(Objective): Your task is to output the listing word for word, with pictures excluded.
___ Data excerpt
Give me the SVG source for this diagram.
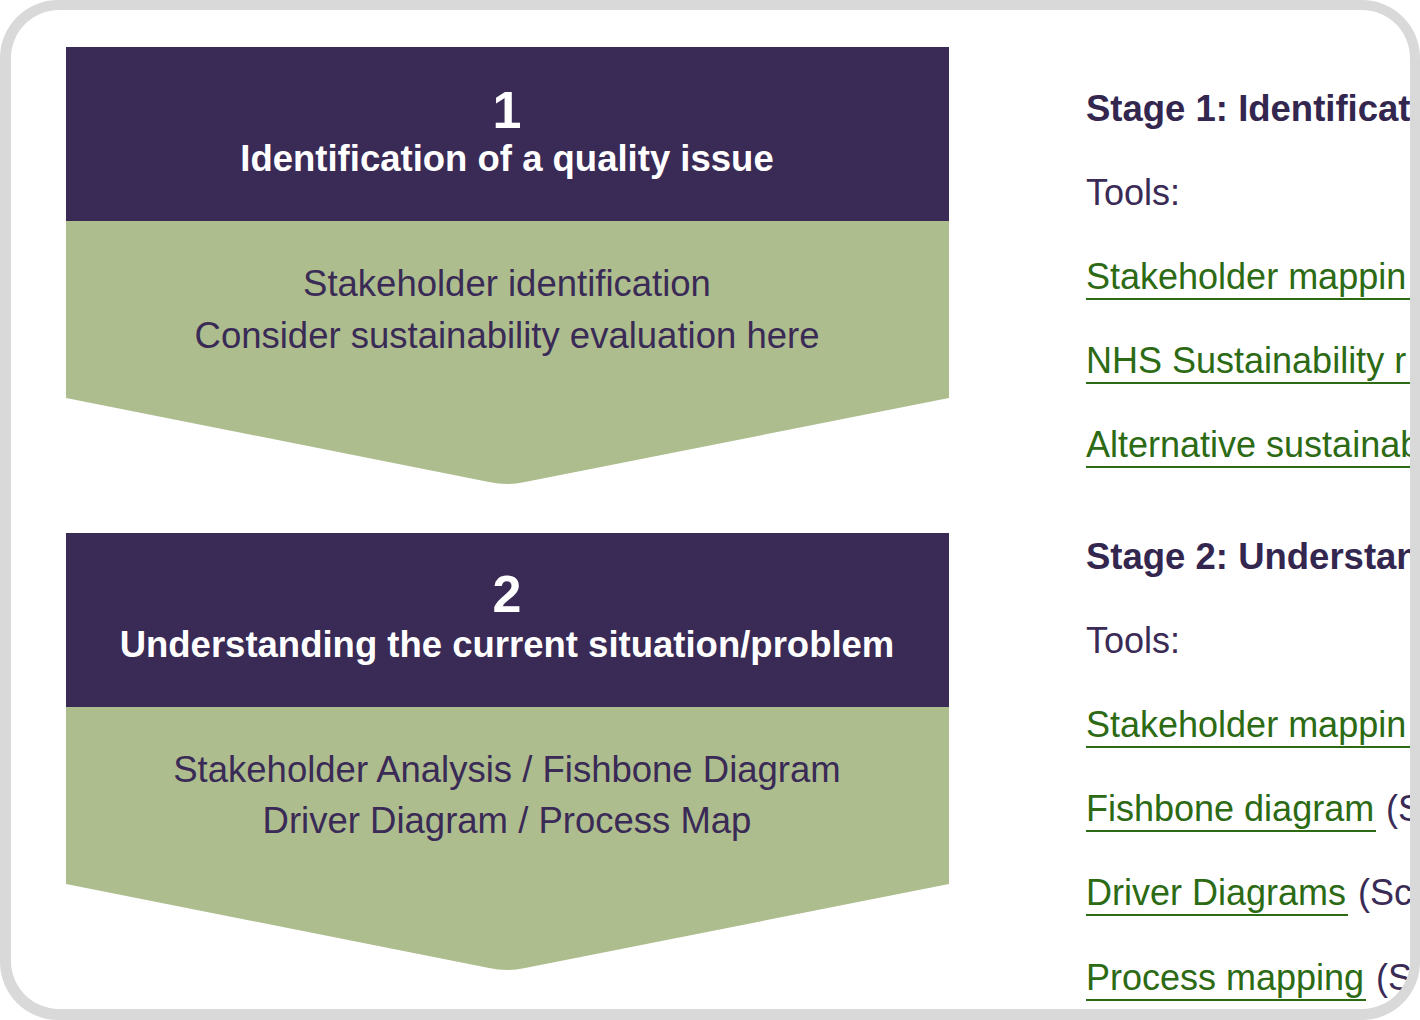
<svg xmlns="http://www.w3.org/2000/svg" width="1420" height="1020" viewBox="0 0 1420 1020">
  <style>
    text { font-family: "Liberation Sans", Arial, sans-serif; }
    .head { fill: #3a2a56; }
    .body { fill: #adbd8e; }
    .num { fill: #ffffff; font-weight: bold; font-size: 52px; text-anchor: middle; }
    .title { fill: #ffffff; font-weight: bold; font-size: 36.5px; text-anchor: middle; }
    .desc { fill: #3a2a56; font-size: 36.5px; text-anchor: middle; }
    .stage { fill: #33264f; font-weight: bold; font-size: 36.5px; }
    .plain { fill: #3a2a56; font-size: 36px; }
    .link { fill: #2c6a14; font-size: 36px; }
    .ul { stroke: #2c6a14; stroke-width: 2; }
    .frame { fill: #d9d9d9; fill-rule: evenodd; }
  </style>

  <rect x="0" y="0" width="1420" height="1020" fill="#ffffff"/>

  <g id="stage1">
    <path class="body" d="M66,221 H949 V398 L525,482 Q507,486 489,482 L66,398 Z"/>
    <rect class="head" x="66" y="47" width="883" height="174"/>
    <text class="num" x="507" y="128">1</text>
    <text class="title" x="507" y="171">Identification of a quality issue</text>
    <text class="desc" x="507" y="296">Stakeholder identification</text>
    <text class="desc" x="507" y="348">Consider sustainability evaluation here</text>
  </g>

  <g id="stage2">
    <path class="body" d="M66,707 H949 V884 L525,968 Q507,972 489,968 L66,884 Z"/>
    <rect class="head" x="66" y="533" width="883" height="174"/>
    <text class="num" x="507" y="612">2</text>
    <text class="title" x="507" y="657">Understanding the current situation/problem</text>
    <text class="desc" x="507" y="782">Stakeholder Analysis / Fishbone Diagram</text>
    <text class="desc" x="507" y="833">Driver Diagram / Process Map</text>
  </g>

  <g id="connectors"></g>

  <g id="stage-notes">
    <text class="stage" x="1086" y="121">Stage 1: Identificat</text>
    <text class="plain" x="1086" y="205">Tools:</text>
    <text class="link" x="1086" y="289">Stakeholder mappin</text>
    <line class="ul" x1="1086" y1="299" x2="1412" y2="299"/>
    <text class="link" x="1086" y="373">NHS Sustainability r</text>
    <line class="ul" x1="1086" y1="383" x2="1412" y2="383"/>
    <text class="link" x="1086" y="457">Alternative sustainab</text>
    <line class="ul" x1="1086" y1="467" x2="1412" y2="467"/>

    <text class="stage" x="1086" y="569">Stage 2: Understan</text>
    <text class="plain" x="1086" y="653">Tools:</text>
    <text class="link" x="1086" y="737">Stakeholder mappin</text>
    <line class="ul" x1="1086" y1="747" x2="1412" y2="747"/>
    <text class="link" x="1086" y="821">Fishbone diagram</text>
    <line class="ul" x1="1086" y1="831" x2="1376" y2="831"/>
    <text class="plain" x="1386" y="821">(S</text>
    <text class="link" x="1086" y="905">Driver Diagrams</text>
    <line class="ul" x1="1086" y1="915" x2="1348" y2="915"/>
    <text class="plain" x="1358" y="905">(Sc</text>
    <text class="link" x="1086" y="990">Process mapping</text>
    <line class="ul" x1="1086" y1="1000" x2="1366" y2="1000"/>
    <text class="plain" x="1376" y="990">(S</text>
  </g>

  <path class="frame" d="M58,0 H1362 A58,58 0 0 1 1420,58 V962 A58,58 0 0 1 1362,1020 H58 A58,58 0 0 1 0,962 V58 A58,58 0 0 1 58,0 Z M59,10 A48,48 0 0 0 11,58 V961 A48,48 0 0 0 59,1009 H1362 A48,48 0 0 0 1410,961 V58 A48,48 0 0 0 1362,10 Z"/>
</svg>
______
(Solved problem):
Give me the SVG source for this diagram.
<svg xmlns="http://www.w3.org/2000/svg" width="1420" height="1020" viewBox="0 0 1420 1020">
  <style>
    text { font-family: "Liberation Sans", Arial, sans-serif; }
    .head { fill: #3a2a56; }
    .body { fill: #adbd8e; }
    .num { fill: #ffffff; font-weight: bold; font-size: 52px; text-anchor: middle; }
    .title { fill: #ffffff; font-weight: bold; font-size: 36.5px; text-anchor: middle; }
    .desc { fill: #3a2a56; font-size: 36.5px; text-anchor: middle; }
    .stage { fill: #33264f; font-weight: bold; font-size: 36.5px; }
    .plain { fill: #3a2a56; font-size: 36px; }
    .link { fill: #2c6a14; font-size: 36px; }
    .ul { stroke: #2c6a14; stroke-width: 2; }
    .frame { fill: #d9d9d9; fill-rule: evenodd; }
  </style>

  <rect x="0" y="0" width="1420" height="1020" fill="#ffffff"/>

  <g id="stage1">
    <path class="body" d="M66,221 H949 V398 L525,482 Q507,486 489,482 L66,398 Z"/>
    <rect class="head" x="66" y="47" width="883" height="174"/>
    <text class="num" x="507" y="128">1</text>
    <text class="title" x="507" y="171">Identification of a quality issue</text>
    <text class="desc" x="507" y="296">Stakeholder identification</text>
    <text class="desc" x="507" y="348">Consider sustainability evaluation here</text>
  </g>

  <g id="stage2">
    <path class="body" d="M66,707 H949 V884 L525,968 Q507,972 489,968 L66,884 Z"/>
    <rect class="head" x="66" y="533" width="883" height="174"/>
    <text class="num" x="507" y="612">2</text>
    <text class="title" x="507" y="657">Understanding the current situation/problem</text>
    <text class="desc" x="507" y="782">Stakeholder Analysis / Fishbone Diagram</text>
    <text class="desc" x="507" y="833">Driver Diagram / Process Map</text>
  </g>

  <g id="connectors"></g>

  <g id="stage-notes">
    <text class="stage" x="1086" y="121">Stage 1: Identificat</text>
    <text class="plain" x="1086" y="205">Tools:</text>
    <text class="link" x="1086" y="289">Stakeholder mappin</text>
    <line class="ul" x1="1086" y1="299" x2="1412" y2="299"/>
    <text class="link" x="1086" y="373">NHS Sustainability r</text>
    <line class="ul" x1="1086" y1="383" x2="1412" y2="383"/>
    <text class="link" x="1086" y="457">Alternative sustainab</text>
    <line class="ul" x1="1086" y1="467" x2="1412" y2="467"/>

    <text class="stage" x="1086" y="569">Stage 2: Understan</text>
    <text class="plain" x="1086" y="653">Tools:</text>
    <text class="link" x="1086" y="737">Stakeholder mappin</text>
    <line class="ul" x1="1086" y1="747" x2="1412" y2="747"/>
    <text class="link" x="1086" y="821">Fishbone diagram</text>
    <line class="ul" x1="1086" y1="831" x2="1376" y2="831"/>
    <text class="plain" x="1386" y="821">(S</text>
    <text class="link" x="1086" y="905">Driver Diagrams</text>
    <line class="ul" x1="1086" y1="915" x2="1348" y2="915"/>
    <text class="plain" x="1358" y="905">(Sc</text>
    <text class="link" x="1086" y="990">Process mapping</text>
    <line class="ul" x1="1086" y1="1000" x2="1366" y2="1000"/>
    <text class="plain" x="1376" y="990">(S</text>
  </g>

  <path class="frame" d="M58,0 H1362 A58,58 0 0 1 1420,58 V962 A58,58 0 0 1 1362,1020 H58 A58,58 0 0 1 0,962 V58 A58,58 0 0 1 58,0 Z M59,10 A48,48 0 0 0 11,58 V961 A48,48 0 0 0 59,1009 H1362 A48,48 0 0 0 1410,961 V58 A48,48 0 0 0 1362,10 Z"/>
</svg>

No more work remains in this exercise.